## [Goal]
The lines to extract run from the first line of the material below to the line containing "plt.rcParams['font.family'] = ['Liberation", both included; leave the pictures behind.

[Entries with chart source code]
• • • •

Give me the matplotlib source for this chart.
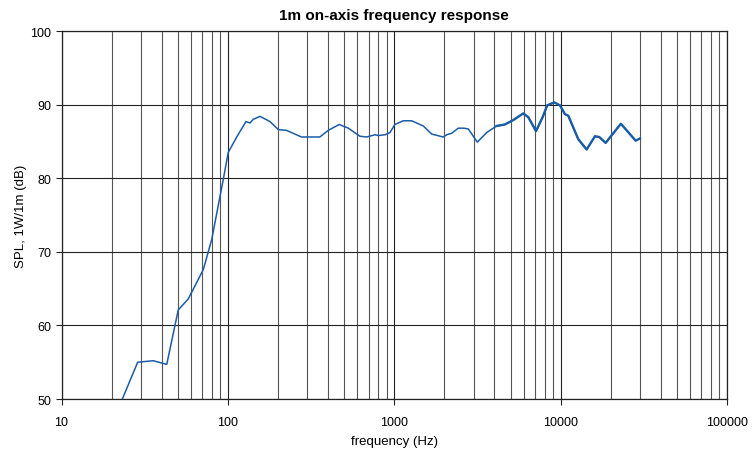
import numpy as np
import matplotlib.pyplot as plt

plt.rcParams['font.family'] = ['Liberation Sans', 'DejaVu Sans']

# measured on-axis response (frequency in Hz, SPL in dB)
freq = [20, 28.7, 35.6, 42.9, 50.3, 57.8, 71.2, 80, 93.9, 100.5, 113, 128.5,
        135.8, 142, 156, 179, 201, 225, 277, 357, 401, 467, 529, 622, 682,
        765, 801, 879, 942, 1009, 1132, 1273, 1494, 1678, 1969, 2064, 2212,
        2425, 2599, 2786, 3155, 3592, 4124, 4625, 5190, 5960, 6386, 7110,
        7796, 8305, 9155, 9903, 10610, 11110, 12760, 14330, 16070, 17060,
        18630, 23020, 28230, 29950]
spl = [46.5, 55.0, 55.2, 54.7, 62.1, 63.6, 67.6, 71.7, 79.9, 83.5, 85.6, 87.7,
       87.5, 88.0, 88.4, 87.7, 86.6, 86.5, 85.6, 85.6, 86.5, 87.3, 86.8, 85.7,
       85.6, 85.9, 85.8, 85.9, 86.2, 87.3, 87.8, 87.8, 87.1, 86.0, 85.6, 85.9,
       86.1, 86.8, 86.8, 86.7, 84.9, 86.2, 87.1, 87.3, 87.9, 88.8, 88.3, 86.4,
       88.3, 89.9, 90.3, 89.9, 88.7, 88.5, 85.3, 83.9, 85.7, 85.6,
       84.8, 87.4, 85.1, 85.4]

xticks = [10, 100, 1000, 10000, 100000]
yticks = [50, 60, 70, 80, 90, 100]

fig = plt.figure(figsize=(7.52, 4.56), dpi=100)
ax = fig.add_axes([0.0818, 0.1228, 0.885, 0.807])

ax.semilogx(freq, spl, color='#1a5ca8', lw=1.1, zorder=3)
# the measurement gets denser (thicker looking) at the top end
f = np.array(freq)
hi = f >= 4000
ax.semilogx(f[hi], np.array(spl)[hi], color='#1a5ca8', lw=1.7, zorder=3)

ax.set_xlim(10, 100000)
ax.set_ylim(50, 100)
ax.set_xticks(xticks)
ax.set_xticklabels([str(t) for t in xticks])
ax.set_yticks(yticks)
ax.xaxis.set_minor_locator(plt.matplotlib.ticker.LogLocator(base=10, subs=np.arange(2, 10)))
ax.xaxis.set_minor_formatter(plt.NullFormatter())

ax.grid(True, which='major', color='#222222', lw=0.8)
ax.grid(True, which='minor', axis='x', color='#555555', lw=0.8)
ax.tick_params(which='major', direction='out', length=4, labelsize=9, color='#222222')
ax.tick_params(which='minor', length=0)
ax.tick_params(axis='x', pad=8)

for s in ax.spines.values():
    s.set_color('#222222')
    s.set_linewidth(0.9)

ax.set_title('1m on-axis frequency response', fontsize=11, fontweight='bold', pad=9)
ax.set_xlabel('frequency (Hz)', fontsize=9.5, labelpad=5)
ax.set_ylabel('SPL, 1W/1m (dB)', fontsize=9.5, labelpad=2)

fig.savefig('out.png', dpi=100)
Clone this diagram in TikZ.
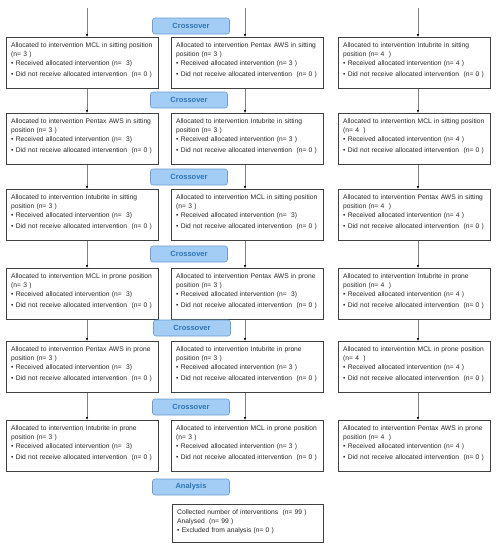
\documentclass[tikz,border=0pt]{standalone}
\usepackage{fontspec}
\setmainfont{Liberation Sans}
\usepackage{tikz}
\usetikzlibrary{arrows.meta}
\usetikzlibrary{positioning}

\definecolor{swfill}{HTML}{A3CDF5}
\definecolor{swline}{HTML}{6D9CCF}
\definecolor{swtext}{HTML}{2F74B5}

\begin{document}
\begin{tikzpicture}[x=1pt,y=-1pt,
  arm/.style={draw=black!75, line width=0.6pt, anchor=north west,
    minimum width=152pt, minimum height=51pt, inner sep=0pt},
  armtext/.style={anchor=north west, align=left, text width=144pt, inner sep=0pt,
    xshift=5pt, yshift=-5.5pt, font=\fontsize{6.7}{9}\selectfont, text=black!85},
  switch/.style={draw=swline, fill=swfill, rounded corners=2.5pt, line width=0.6pt,
    minimum width=77pt, minimum height=16pt, inner sep=0pt,
    font=\bfseries\fontsize{7.5}{8}\selectfont, text=swtext},
  flow/.style={draw=black!50, line width=0.6pt, -{Latex[length=3pt,width=2.6pt,color=black]}}]
\useasboundingbox (0,0) rectangle (498,550);

\coordinate (T_1) at (87,8);
\coordinate (T_2) at (245,8);
\coordinate (T_3) at (418,8);

% boxes of the three sequences, six periods
\foreach \r/\y in {1/37,2/113,3/189,4/268,5/341,6/420}{
  \node[arm] (S_\r_1) at (6,\y) {};
  \node[arm] (S_\r_2) at (171,\y) {};
  \node[arm] (S_\r_3) at (338,\y) {};
}

% sitting position
\node[armtext] (L_1_1) at (S_1_1.north west) {Allocated to intervention MCL in sitting position\\(n= 3 )\\• Received allocated intervention (n=~~3)\\[2pt]• Did not receive allocated intervention~~(n= 0 )};
\node[armtext] (L_1_2) at (S_1_2.north west) {Allocated to intervention Pentax AWS in sitting\\position (n= 3 )\\• Received allocated intervention (n= 3 )\\[2pt]• Did not receive allocated intervention~~(n= 0 )};
\node[armtext] (L_1_3) at (S_1_3.north west) {Allocated to intervention Intubrite in sitting\\position (n= 4~~)\\• Received allocated intervention (n= 4 )\\[2pt]• Did not receive allocated intervention~~(n= 0 )};

\node[armtext] (L_2_1) at (S_2_1.north west) {Allocated to intervention Pentax AWS in sitting\\position (n= 3 )\\• Received allocated intervention (n=~~3)\\[2pt]• Did not receive allocated intervention~~(n= 0 )};
\node[armtext] (L_2_2) at (S_2_2.north west) {Allocated to intervention Intubrite in sitting\\position (n= 3 )\\• Received allocated intervention (n= 3 )\\[2pt]• Did not receive allocated intervention~~(n= 0 )};
\node[armtext] (L_2_3) at (S_2_3.north west) {Allocated to intervention MCL in sitting position\\(n= 4~~)\\• Received allocated intervention (n= 4 )\\[2pt]• Did not receive allocated intervention~~(n= 0 )};

\node[armtext] (L_3_1) at (S_3_1.north west) {Allocated to intervention Intubrite in sitting\\position (n= 3 )\\• Received allocated intervention (n=~~3)\\[2pt]• Did not receive allocated intervention~~(n= 0 )};
\node[armtext] (L_3_2) at (S_3_2.north west) {Allocated to intervention MCL in sitting position\\(n= 3 )\\• Received allocated intervention (n=~~3)\\[2pt]• Did not receive allocated intervention~~(n= 0 )};
\node[armtext] (L_3_3) at (S_3_3.north west) {Allocated to intervention Pentax AWS in sitting\\position (n= 4~~)\\• Received allocated intervention (n= 4 )\\[2pt]• Did not receive allocated intervention~~(n= 0 )};

% prone position
\node[armtext] (L_4_1) at (S_4_1.north west) {Allocated to intervention MCL in prone position\\(n= 3 )\\• Received allocated intervention (n=~~3)\\[2pt]• Did not receive allocated intervention~~(n= 0 )};
\node[armtext] (L_4_2) at (S_4_2.north west) {Allocated to intervention Pentax AWS in prone\\position (n= 3 )\\• Received allocated intervention (n=~~3)\\[2pt]• Did not receive allocated intervention~~(n= 0 )};
\node[armtext] (L_4_3) at (S_4_3.north west) {Allocated to intervention Intubrite in prone\\position (n= 4~~)\\• Received allocated intervention (n= 4 )\\[2pt]• Did not receive allocated intervention~~(n= 0 )};

\node[armtext] (L_5_1) at (S_5_1.north west) {Allocated to intervention Pentax AWS in prone\\position (n= 3 )\\• Received allocated intervention (n=~~3)\\[2pt]• Did not receive allocated intervention~~(n= 0 )};
\node[armtext] (L_5_2) at (S_5_2.north west) {Allocated to intervention Intubrite in prone\\position (n= 3 )\\• Received allocated intervention (n= 3 )\\[2pt]• Did not receive allocated intervention~~(n= 0 )};
\node[armtext] (L_5_3) at (S_5_3.north west) {Allocated to intervention MCL in prone position\\(n= 4~~)\\• Received allocated intervention (n= 4 )\\[2pt]• Did not receive allocated intervention~~(n= 0 )};

\node[armtext] (L_6_1) at (S_6_1.north west) {Allocated to intervention Intubrite in prone\\position (n= 3 )\\• Received allocated intervention (n=~~3)\\[2pt]• Did not receive allocated intervention~~(n= 0 )};
\node[armtext] (L_6_2) at (S_6_2.north west) {Allocated to intervention MCL in prone position\\(n= 3 )\\• Received allocated intervention (n= 3 )\\[2pt]• Did not receive allocated intervention~~(n= 0 )};
\node[armtext] (L_6_3) at (S_6_3.north west) {Allocated to intervention Pentax AWS in prone\\position (n= 4~~)\\• Received allocated intervention (n= 4 )\\[2pt]• Did not receive allocated intervention~~(n= 0 )};

% crossover labels
\node[switch] (C_1) at (191,26) {Crossover};
\node[switch] (C_2) at (189,100) {Crossover};
\node[switch] (C_3) at (189,177) {Crossover};
\node[switch] (C_4) at (189,254) {Crossover};
\node[switch] (C_5) at (192,328) {Crossover};
\node[switch] (C_6) at (191,407) {Crossover};
\node[switch] (A_1) at (191,487) {Analysis};

\node[arm, minimum width=151pt, minimum height=38pt] (F_1) at (172,504) {};
\node[armtext, text width=143pt] (L_F) at (F_1.north west) {Collected number of interventions~~(n= 99 )\\Analysed~~(n= 99 )\\• Excluded from analysis (n= 0 )};

\foreach \c in {1,2,3}
\draw[flow] (T_\c) -- (T_\c |- S_1_\c.north);

\foreach \c in {1,2,3}
\foreach \r/\s in {1/2,2/3,3/4,4/5,5/6}
\draw[flow] (T_\c |- S_\r_\c.south) -- (T_\c |- S_\s_\c.north);

\end{tikzpicture}
\end{document}
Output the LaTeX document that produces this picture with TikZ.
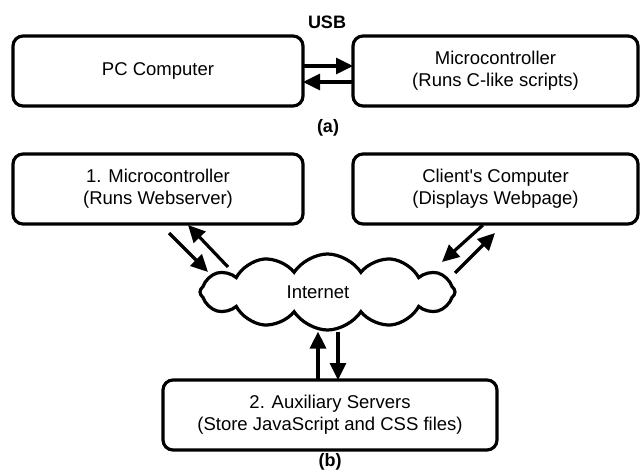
\documentclass[tikz,border=0pt]{standalone}
\usepackage{fontspec}
\setmainfont{Liberation Sans}
\usetikzlibrary{shapes.symbols, arrows.meta}

\begin{document}
\begin{tikzpicture}[x=1pt, y=-1pt,
    blok/.style={draw, line width=3.2pt, rounded corners=10pt, outer sep=0pt,
      align=center, minimum height=70pt, font=\fontsize{18.5}{22}\selectfont},
    strelka/.style={line width=3.2pt, -{Triangle[length=17pt, width=16pt]}},
    podpis/.style={font=\bfseries\fontsize{18}{21}\selectfont}]
				% Рамка рисунка
				\useasboundingbox (0,0) rectangle (640,476);
				
				% Часть (a): компьютер и микроконтроллер
				\node[blok, minimum width=290pt] (pc) at (158,71) {PC Computer};
				\node[blok, minimum width=285pt] (mk) at (495.5,71) {Microcontroller\\(Runs C-like scripts)};
				\node[podpis] (usb) at (327,22) {USB};
				\draw[strelka] ([yshift=5pt]pc.east) -- ([yshift=5pt]mk.west);
				\draw[strelka] ([yshift=-11pt]mk.west) -- ([yshift=-11pt]pc.east);
				\node[podpis] (a) at (328,128) {(a)};
				
				% Часть (b): узлы вокруг интернета
				\node[blok, minimum width=290pt] (web) at (158,189) {1. Microcontroller\\(Runs Webserver)};
				\node[blok, minimum width=285pt] (client) at (495.5,189) {Client\textquotesingle s Computer\\(Displays Webpage)};
				\node[blok, minimum width=334pt] (srv) at (330,415) {2. Auxiliary Servers\\(Store JavaScript and CSS files)};
				\node[cloud, draw, line width=3.2pt, cloud puffs=12, cloud puff arc=115,
				  cloud ignores aspect, minimum width=255pt, minimum height=76pt] (inet) at (327.5,292) {};
				\node[font=\fontsize{18.5}{22}\selectfont] (inettext) at (318,292) {Internet};
				\node[podpis] (b) at (330,462) {(b)};
				
				% Концы диагональных стрелок
				\coordinate (l1) at (169,233);
				\coordinate (l2) at (208,272);
				\coordinate (l3) at (228,267);
				\coordinate (l4) at (188,225);
				\coordinate (r1) at (483,225);
				\coordinate (r2) at (442,262);
				\coordinate (r3) at (455,273);
				\coordinate (r4) at (495,233);
				
				% Стрелки
				\draw[strelka] (l1) -- (l2);
				\draw[strelka] (l3) -- (l4);
				\draw[strelka] (r1) -- (r2);
				\draw[strelka] (r3) -- (r4);
				\draw[strelka] ([xshift=-12pt]srv.north) -- ([xshift=-12pt]srv.north |- inet.south);
				\draw[strelka] ([xshift=8pt]srv.north |- inet.south) -- ([xshift=8pt]srv.north);
			\end{tikzpicture}
\end{document}
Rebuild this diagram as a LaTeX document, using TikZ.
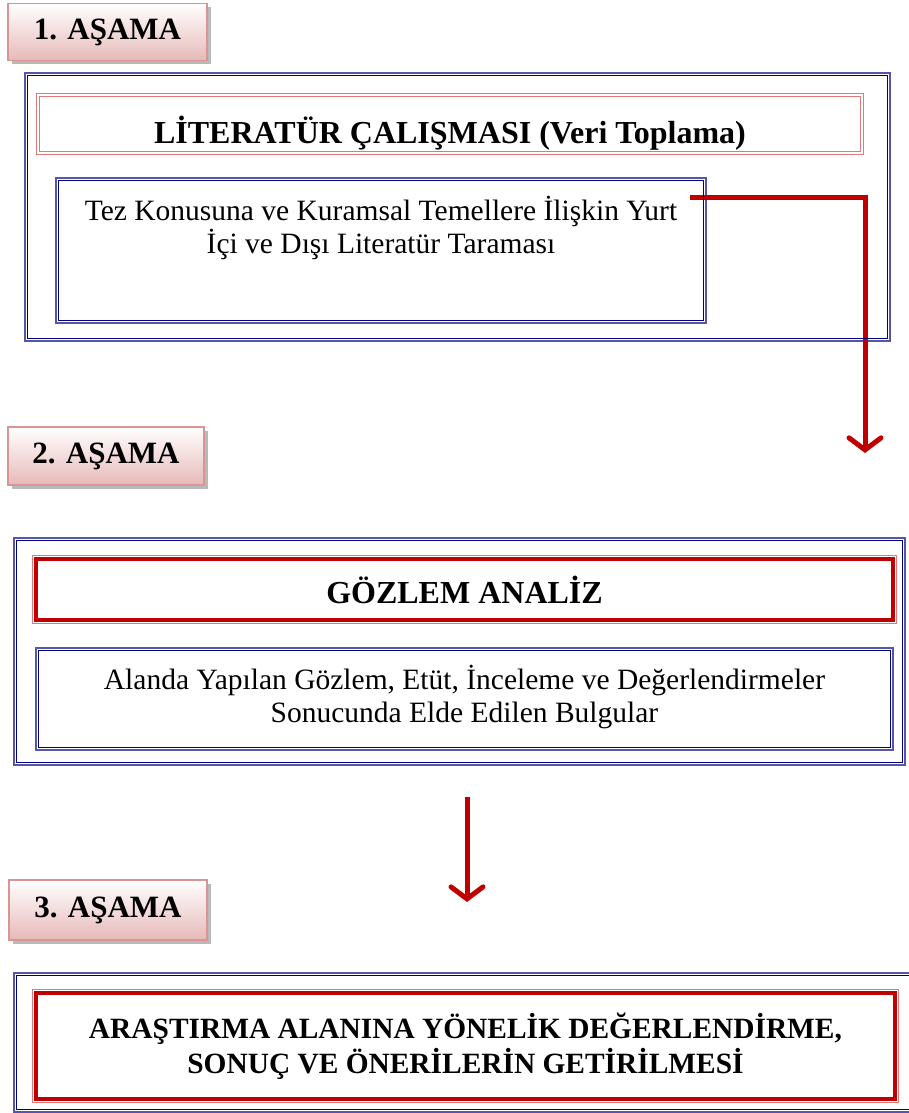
\documentclass[tikz,border=0pt]{standalone}
\usepackage{fontspec}
\setmainfont{Liberation Serif}
\usetikzlibrary{arrows.meta,shadows}

\definecolor{frameblue}{HTML}{5555AA}
\definecolor{navyline}{HTML}{000080}
\definecolor{titlered}{HTML}{C00000}
\definecolor{softred}{HTML}{E07878}
\definecolor{stagepink}{HTML}{E6B9B8}
\definecolor{stageedge}{HTML}{D99594}

\tikzset{
    stagebox/.style={draw=stageedge, line width=1.5pt, top color=white, bottom color=stagepink,
        font=\fontsize{31}{36}\bfseries\selectfont,
        drop shadow={shadow xshift=4pt, shadow yshift=-4pt, fill=gray!55, opacity=1}},
    frame/.style={draw=frameblue, line width=2pt},
    thintitle/.style={draw=softred, line width=0.9pt, double=white, double distance=1.4pt,
        text height=38pt, text depth=0pt, font=\fontsize{32}{37}\bfseries\selectfont},
    bigtitle/.style={draw=titlered, line width=4pt, align=center,
        font=\fontsize{32}{37}\bfseries\selectfont},
    bodytext/.style={align=center, inner sep=0pt, font=\fontsize{29.5}{33}\selectfont},
    redarrow/.style={draw=titlered, line width=5pt, -{Straight Barb[length=12pt, width=32pt, line cap=round]}}
}

\begin{document}
\begin{tikzpicture}[x=1pt, y=-1pt]
    \useasboundingbox (0,0) rectangle (909,1113);

    % 1. asama
    \node[stagebox, minimum width=199pt, minimum height=57pt] (asama1) at (107.5,32) {1. AŞAMA};
    \node[frame, minimum width=865pt, minimum height=268pt] (cerceve1) at (457.5,207) {};
    \node[thintitle, minimum width=824pt, minimum height=58pt] (baslik1) at (450,124) {LİTERATÜR ÇALIŞMASI (Veri Toplama)};
    \node[frame, minimum width=650pt, minimum height=145pt] (kutu1) at (381,250.5) {};
    \node[bodytext] (metin1) at (381,228) {Tez Konusuna ve Kuramsal Temellere İlişkin Yurt\\İçi ve Dışı Literatür Taraması};

    \coordinate (ok1bas) at (690,197);
    \coordinate (ok1uc) at (865,453);
    \draw[redarrow] (ok1bas) -| (ok1uc);

    % 2. asama
    \node[stagebox, minimum width=196pt, minimum height=58pt] (asama2) at (106,456) {2. AŞAMA};
    \node[frame, minimum width=891pt, minimum height=227pt] (cerceve2) at (459.5,651.5) {};
    \node[bigtitle, minimum width=857pt, minimum height=61pt] (baslik2) at (464.5,589.5) {GÖZLEM ANALİZ};
    \node[frame, minimum width=857pt, minimum height=102pt] (kutu2) at (464.5,699) {};
    \node[bodytext] (metin2) at (464.5,697) {Alanda Yapılan Gözlem, Etüt, İnceleme ve Değerlendirmeler\\Sonucunda Elde Edilen Bulgular};

    \coordinate (ok2bas) at (467,797);
    \coordinate (ok2uc) at (467,902);
    \draw[redarrow] (ok2bas) -- (ok2uc);

    % 3. asama
    \node[stagebox, minimum width=198pt, minimum height=60pt] (asama3) at (108,910) {3. AŞAMA};
    \node[frame, minimum width=911pt, minimum height=139pt] (cerceve3) at (469.5,1042.5) {};
    \node[bigtitle, minimum width=859pt, minimum height=106pt, font=\fontsize{29.4}{35}\bfseries\selectfont] (baslik3) at (465.5,1046) {ARAŞTIRMA ALANINA YÖNELİK DEĞERLENDİRME,\\SONUÇ VE ÖNERİLERİN GETİRİLMESİ};

    % ic cizgiler
    \foreach \k in {cerceve1,kutu1,cerceve2,kutu2,cerceve3}
        \draw[navyline, line width=0.9pt] ([shift={(3.5pt,-3.5pt)}]\k.north west) rectangle ([shift={(-3.5pt,3.5pt)}]\k.south east);
    \foreach \k in {baslik2,baslik3}
        \draw[softred, line width=1pt] ([shift={(-1.5pt,1.5pt)}]\k.north west) rectangle ([shift={(1.5pt,-1.5pt)}]\k.south east);

\end{tikzpicture}
\end{document}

• • • •

## [Result of the exercise]
Give me the matplotlib source for this chart.
import numpy as np
import matplotlib.pyplot as plt

plt.rcParams['font.family'] = ['Liberation Sans', 'DejaVu Sans']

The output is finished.